What is the best time of day to run: morning, afternoon, or night? Get expert advice from Tagalong Pro Running Coach JJ Santana. John (JJ) Santana is a distance runner who qualified for the US Olympic Trials running the 2019 California International Marathon in 2:17:26. He graduated from Southwestern College and is affiliated with Las Vegas Gold. He resides in Las Vegas and works with runners of all ages through Tagalong to help them get faster.
Here’s JJ’s advice:
When is the best time of the day to run? My advice depends on why you are running.
If you are planning to compete in a race, especially a longer event like a marathon, the best time to run is at the start time of your upcoming event. Practically speaking, if the race you plan to compete in starts at 6:00am, the best time of day for you to run will be 6:00am. Make sure your “race pace” specific workouts are done as close to the start time of your event as you can. The goal is to get your body as adapted to race day as possible. If all of your workouts are consistently done at 6:00am week after week after week, your body will instinctively know that 6:00am is go time!
If you aren’t planning to compete and are running for fitness or pleasure, it’s best to take your lifestyle and commitments into consideration. If you work a full-time job, which is the case for most people, I highly recommend running early in the morning before work as opposed to late at night when you get home. Getting up early, you will generally have more energy on your runs as well as feel better throughout the day. Also, because our circadian rhythms, getting up and exercising with the sun is just naturally better for us than getting out late at night in the dark, especially after a full workday has drained much of our energy.
Laine Maher, Marathoner and Professionl Rower, suggests that during your workout, “make sure you use slow breathing when the tempurature’s low. Breathe in and out through your nose to help keep you warm. Keep your breath calm and fill your lungs deeply to create warm and efficient air.”
Professional Runner and 3x Olympic Trials Qualifier Jack Bolas adds, “Dress for temperatures that are actually 10 degrees cooler because your body will warm up as you exercise. If you’re doing a hard workout, layer up and wait until you’re ready to start that first rep before trimming the layers down. Make sure you take time to properly cool down even after a hard workout in cold weather. That easy jog for 10 minutes is vital to recovery.”

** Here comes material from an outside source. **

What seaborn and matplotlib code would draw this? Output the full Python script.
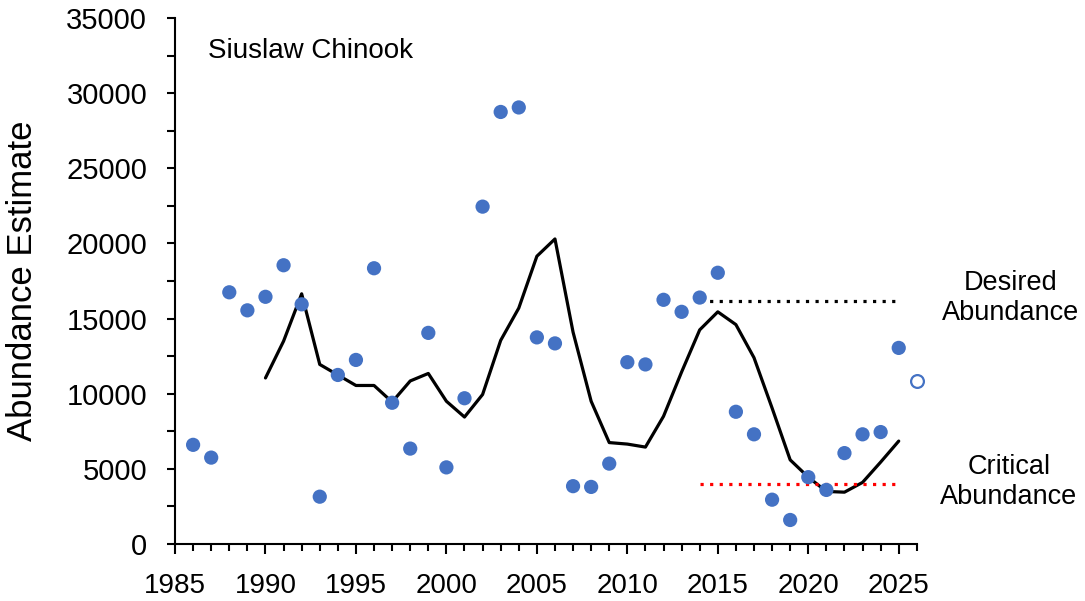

“It’s extremely important to have dry clothes for immediately after a cold weather workout,” concludes Professional Rower Maggie Fellows, winner of bronze and silver medals at the 2019 Pan American Games. “If you sweat at all during the workout, it is very easy to get chilled if you stay in the same clothes afterwards. Putting on warm, dry clothes absolutely takes priority over refueling and stretching when workout temperatures are low.”